Mobile Payment Systems
While on my Christmas vacation to Seattle (and the interior of British Columbia – see videos here) we had time to stop and see the Space Needle in downtown Seattle. While parking the car, I noticed this sign and its implications:
Use your mobile phone to pay for the parking in this parking lot.
Years ago, many of my friends in Nortel Wireless division made a lot of hay about the prospects of mobile payment systems and services. The visionaries would brag about the prospect of using your mobile phone to trigger a transaction at a vending machine that would appear on your mobile bill. That was more than a decade ago.
There were several big reasons why it never took off:
- Old fashioned transaction methods – cash or credit card – have 0% and 1.5% transaction fees respectively. Mobile operators would need more like 5% to recover their costs.
- Mobile services companies have enormous credit risks in their networks and in getting customers to pay for what they commit to paying with their service agreements. Bad debts are surprise, bad if you have 'em, and worse if you take on more.
- Using the mobile phone to pay for things positions the mobile operator as a consumer financier, something that its current credit rating (excellent) may not tolerate in these troubled times. Besides it's one thing for a mobile operator to write off 1000 minutes of bad debt, it's another thing to write off $1000 of bad debt.
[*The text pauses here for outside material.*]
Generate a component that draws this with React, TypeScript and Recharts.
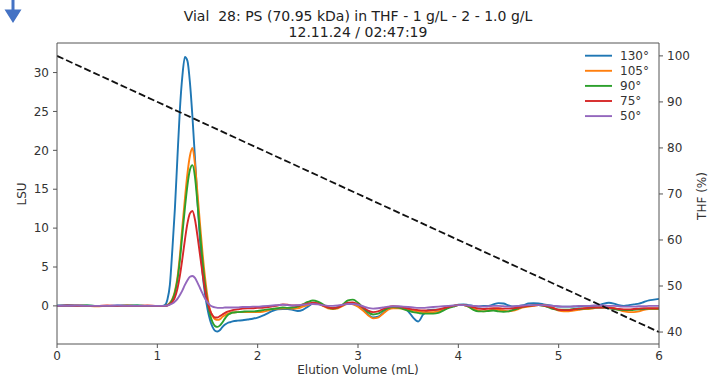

- Years ago thieves stole people's cell phones and cell phone radio identifications and made long distance calls with these forged identities. I remember that in 1995, (the year I bought a digital PCS phone which avoided this problem completely), mobile fraud was a $700 million a year problem. Today, of course, it's gone away. Making the mobile phone as valuable as a credit card may also restart nefarious focus on overcoming the security of mobile phones, which would have nasty ramifications for the broad safety and mobility value we get from mobile communications.
Despite the ubiquity of modern mobile communications, it is likely that it will remain just that – a communications platform – and that it won't adopt the attributes of your wallet.